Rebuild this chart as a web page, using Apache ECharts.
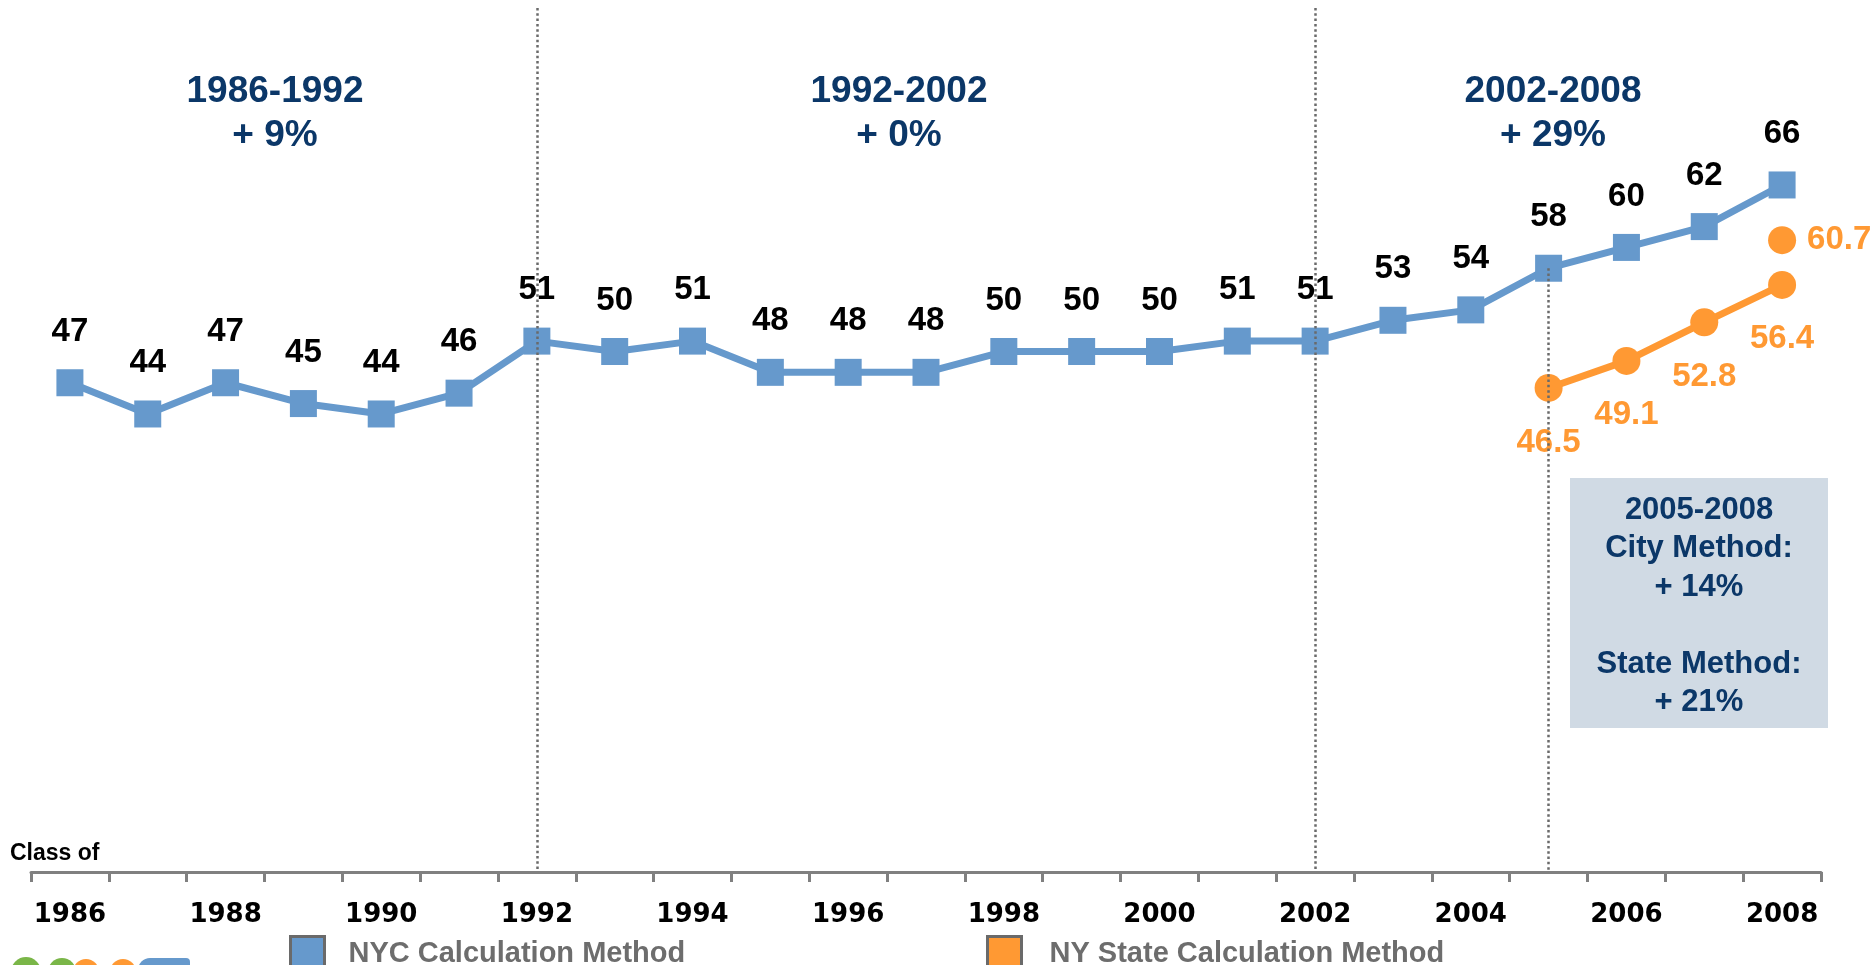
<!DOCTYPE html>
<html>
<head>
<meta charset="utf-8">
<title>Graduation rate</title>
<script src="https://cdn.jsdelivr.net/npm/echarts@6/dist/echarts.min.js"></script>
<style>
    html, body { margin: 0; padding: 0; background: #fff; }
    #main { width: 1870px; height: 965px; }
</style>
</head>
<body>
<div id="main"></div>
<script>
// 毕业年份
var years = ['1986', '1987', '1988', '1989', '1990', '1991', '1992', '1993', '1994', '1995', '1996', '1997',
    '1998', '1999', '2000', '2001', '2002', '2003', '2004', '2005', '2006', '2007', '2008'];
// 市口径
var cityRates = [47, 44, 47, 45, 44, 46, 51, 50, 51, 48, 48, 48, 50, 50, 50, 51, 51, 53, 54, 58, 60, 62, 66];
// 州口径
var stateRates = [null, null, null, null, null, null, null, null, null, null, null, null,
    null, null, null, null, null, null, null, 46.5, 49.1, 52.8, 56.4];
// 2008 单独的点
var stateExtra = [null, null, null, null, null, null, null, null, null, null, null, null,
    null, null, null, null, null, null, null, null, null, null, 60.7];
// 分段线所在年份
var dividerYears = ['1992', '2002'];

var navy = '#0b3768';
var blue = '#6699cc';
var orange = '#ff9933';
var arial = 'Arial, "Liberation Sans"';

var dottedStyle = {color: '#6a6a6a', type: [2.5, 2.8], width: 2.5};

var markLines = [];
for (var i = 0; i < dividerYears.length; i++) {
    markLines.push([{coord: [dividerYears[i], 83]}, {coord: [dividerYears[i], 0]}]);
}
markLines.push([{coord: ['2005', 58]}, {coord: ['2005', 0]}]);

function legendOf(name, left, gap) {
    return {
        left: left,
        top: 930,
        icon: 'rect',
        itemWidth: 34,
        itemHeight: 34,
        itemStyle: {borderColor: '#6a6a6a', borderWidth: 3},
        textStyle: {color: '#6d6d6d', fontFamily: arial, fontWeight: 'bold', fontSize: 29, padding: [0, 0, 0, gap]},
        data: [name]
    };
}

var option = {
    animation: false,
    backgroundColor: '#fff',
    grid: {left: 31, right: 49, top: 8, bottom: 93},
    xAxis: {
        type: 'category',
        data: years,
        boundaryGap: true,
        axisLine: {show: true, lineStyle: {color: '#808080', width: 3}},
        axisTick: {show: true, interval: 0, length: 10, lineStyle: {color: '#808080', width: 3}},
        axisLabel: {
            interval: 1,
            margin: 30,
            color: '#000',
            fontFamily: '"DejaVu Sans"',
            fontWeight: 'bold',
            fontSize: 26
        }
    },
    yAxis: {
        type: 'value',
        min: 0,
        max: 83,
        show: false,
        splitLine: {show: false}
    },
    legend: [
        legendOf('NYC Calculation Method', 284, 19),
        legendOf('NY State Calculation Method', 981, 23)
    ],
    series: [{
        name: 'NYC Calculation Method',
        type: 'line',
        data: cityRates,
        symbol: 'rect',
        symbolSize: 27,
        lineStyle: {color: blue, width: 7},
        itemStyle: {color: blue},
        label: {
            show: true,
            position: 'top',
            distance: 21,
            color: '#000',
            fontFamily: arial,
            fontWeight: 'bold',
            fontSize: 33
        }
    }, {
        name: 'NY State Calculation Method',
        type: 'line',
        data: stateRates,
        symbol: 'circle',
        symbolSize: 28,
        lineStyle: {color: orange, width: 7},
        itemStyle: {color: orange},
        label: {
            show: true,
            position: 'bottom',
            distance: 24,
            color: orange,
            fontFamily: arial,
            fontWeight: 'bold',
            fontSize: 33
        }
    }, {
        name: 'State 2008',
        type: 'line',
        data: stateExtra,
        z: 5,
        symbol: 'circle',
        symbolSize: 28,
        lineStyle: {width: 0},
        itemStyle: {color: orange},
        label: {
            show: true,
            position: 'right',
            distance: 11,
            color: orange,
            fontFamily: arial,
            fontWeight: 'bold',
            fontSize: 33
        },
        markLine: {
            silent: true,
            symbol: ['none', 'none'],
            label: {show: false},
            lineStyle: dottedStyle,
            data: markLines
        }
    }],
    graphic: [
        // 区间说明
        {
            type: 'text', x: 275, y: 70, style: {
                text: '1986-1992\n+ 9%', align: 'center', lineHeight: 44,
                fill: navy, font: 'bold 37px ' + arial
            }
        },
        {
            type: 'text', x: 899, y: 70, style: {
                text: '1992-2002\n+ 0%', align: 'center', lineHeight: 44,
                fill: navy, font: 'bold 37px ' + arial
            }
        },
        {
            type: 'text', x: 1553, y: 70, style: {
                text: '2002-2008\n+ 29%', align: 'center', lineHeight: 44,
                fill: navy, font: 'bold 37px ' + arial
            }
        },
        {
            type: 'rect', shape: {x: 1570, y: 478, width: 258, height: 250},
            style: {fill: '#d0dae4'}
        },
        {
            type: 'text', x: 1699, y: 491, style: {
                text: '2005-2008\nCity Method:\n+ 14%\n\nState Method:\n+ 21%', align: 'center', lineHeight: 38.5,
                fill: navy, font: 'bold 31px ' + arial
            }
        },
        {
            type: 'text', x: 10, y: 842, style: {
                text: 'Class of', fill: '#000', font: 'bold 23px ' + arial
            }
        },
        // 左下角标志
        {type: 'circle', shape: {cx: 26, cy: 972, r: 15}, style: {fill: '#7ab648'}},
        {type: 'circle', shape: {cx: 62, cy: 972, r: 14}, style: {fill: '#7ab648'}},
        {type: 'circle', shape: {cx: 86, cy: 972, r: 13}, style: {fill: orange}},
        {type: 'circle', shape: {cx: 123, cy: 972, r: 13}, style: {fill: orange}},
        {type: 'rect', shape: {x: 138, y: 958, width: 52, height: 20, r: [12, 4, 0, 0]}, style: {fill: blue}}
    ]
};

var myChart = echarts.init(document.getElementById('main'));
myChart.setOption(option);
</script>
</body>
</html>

────

*Task objective*.
Return each line of the data, keeping its wording exact and omitting pictures.

*Reply to the exercise*.
Rebuild this chart as a web page, using Apache ECharts.
<!DOCTYPE html>
<html>
<head>
<meta charset="utf-8">
<title>Graduation rate</title>
<script src="https://cdn.jsdelivr.net/npm/echarts@6/dist/echarts.min.js"></script>
<style>
    html, body { margin: 0; padding: 0; background: #fff; }
    #main { width: 1870px; height: 965px; }
</style>
</head>
<body>
<div id="main"></div>
<script>
// 毕业年份
var years = ['1986', '1987', '1988', '1989', '1990', '1991', '1992', '1993', '1994', '1995', '1996', '1997',
    '1998', '1999', '2000', '2001', '2002', '2003', '2004', '2005', '2006', '2007', '2008'];
// 市口径
var cityRates = [47, 44, 47, 45, 44, 46, 51, 50, 51, 48, 48, 48, 50, 50, 50, 51, 51, 53, 54, 58, 60, 62, 66];
// 州口径
var stateRates = [null, null, null, null, null, null, null, null, null, null, null, null,
    null, null, null, null, null, null, null, 46.5, 49.1, 52.8, 56.4];
// 2008 单独的点
var stateExtra = [null, null, null, null, null, null, null, null, null, null, null, null,
    null, null, null, null, null, null, null, null, null, null, 60.7];
// 分段线所在年份
var dividerYears = ['1992', '2002'];

var navy = '#0b3768';
var blue = '#6699cc';
var orange = '#ff9933';
var arial = 'Arial, "Liberation Sans"';

var dottedStyle = {color: '#6a6a6a', type: [2.5, 2.8], width: 2.5};

var markLines = [];
for (var i = 0; i < dividerYears.length; i++) {
    markLines.push([{coord: [dividerYears[i], 83]}, {coord: [dividerYears[i], 0]}]);
}
markLines.push([{coord: ['2005', 58]}, {coord: ['2005', 0]}]);

function legendOf(name, left, gap) {
    return {
        left: left,
        top: 930,
        icon: 'rect',
        itemWidth: 34,
        itemHeight: 34,
        itemStyle: {borderColor: '#6a6a6a', borderWidth: 3},
        textStyle: {color: '#6d6d6d', fontFamily: arial, fontWeight: 'bold', fontSize: 29, padding: [0, 0, 0, gap]},
        data: [name]
    };
}

var option = {
    animation: false,
    backgroundColor: '#fff',
    grid: {left: 31, right: 49, top: 8, bottom: 93},
    xAxis: {
        type: 'category',
        data: years,
        boundaryGap: true,
        axisLine: {show: true, lineStyle: {color: '#808080', width: 3}},
        axisTick: {show: true, interval: 0, length: 10, lineStyle: {color: '#808080', width: 3}},
        axisLabel: {
            interval: 1,
            margin: 30,
            color: '#000',
            fontFamily: '"DejaVu Sans"',
            fontWeight: 'bold',
            fontSize: 26
        }
    },
    yAxis: {
        type: 'value',
        min: 0,
        max: 83,
        show: false,
        splitLine: {show: false}
    },
    legend: [
        legendOf('NYC Calculation Method', 284, 19),
        legendOf('NY State Calculation Method', 981, 23)
    ],
    series: [{
        name: 'NYC Calculation Method',
        type: 'line',
        data: cityRates,
        symbol: 'rect',
        symbolSize: 27,
        lineStyle: {color: blue, width: 7},
        itemStyle: {color: blue},
        label: {
            show: true,
            position: 'top',
            distance: 21,
            color: '#000',
            fontFamily: arial,
            fontWeight: 'bold',
            fontSize: 33
        }
    }, {
        name: 'NY State Calculation Method',
        type: 'line',
        data: stateRates,
        symbol: 'circle',
        symbolSize: 28,
        lineStyle: {color: orange, width: 7},
        itemStyle: {color: orange},
        label: {
            show: true,
            position: 'bottom',
            distance: 24,
            color: orange,
            fontFamily: arial,
            fontWeight: 'bold',
            fontSize: 33
        }
    }, {
        name: 'State 2008',
        type: 'line',
        data: stateExtra,
        z: 5,
        symbol: 'circle',
        symbolSize: 28,
        lineStyle: {width: 0},
        itemStyle: {color: orange},
        label: {
            show: true,
            position: 'right',
            distance: 11,
            color: orange,
            fontFamily: arial,
            fontWeight: 'bold',
            fontSize: 33
        },
        markLine: {
            silent: true,
            symbol: ['none', 'none'],
            label: {show: false},
            lineStyle: dottedStyle,
            data: markLines
        }
    }],
    graphic: [
        // 区间说明
        {
            type: 'text', x: 275, y: 70, style: {
                text: '1986-1992\n+ 9%', align: 'center', lineHeight: 44,
                fill: navy, font: 'bold 37px ' + arial
            }
        },
        {
            type: 'text', x: 899, y: 70, style: {
                text: '1992-2002\n+ 0%', align: 'center', lineHeight: 44,
                fill: navy, font: 'bold 37px ' + arial
            }
        },
        {
            type: 'text', x: 1553, y: 70, style: {
                text: '2002-2008\n+ 29%', align: 'center', lineHeight: 44,
                fill: navy, font: 'bold 37px ' + arial
            }
        },
        {
            type: 'rect', shape: {x: 1570, y: 478, width: 258, height: 250},
            style: {fill: '#d0dae4'}
        },
        {
            type: 'text', x: 1699, y: 491, style: {
                text: '2005-2008\nCity Method:\n+ 14%\n\nState Method:\n+ 21%', align: 'center', lineHeight: 38.5,
                fill: navy, font: 'bold 31px ' + arial
            }
        },
        {
            type: 'text', x: 10, y: 842, style: {
                text: 'Class of', fill: '#000', font: 'bold 23px ' + arial
            }
        },
        // 左下角标志
        {type: 'circle', shape: {cx: 26, cy: 972, r: 15}, style: {fill: '#7ab648'}},
        {type: 'circle', shape: {cx: 62, cy: 972, r: 14}, style: {fill: '#7ab648'}},
        {type: 'circle', shape: {cx: 86, cy: 972, r: 13}, style: {fill: orange}},
        {type: 'circle', shape: {cx: 123, cy: 972, r: 13}, style: {fill: orange}},
        {type: 'rect', shape: {x: 138, y: 958, width: 52, height: 20, r: [12, 4, 0, 0]}, style: {fill: blue}}
    ]
};

var myChart = echarts.init(document.getElementById('main'));
myChart.setOption(option);
</script>
</body>
</html>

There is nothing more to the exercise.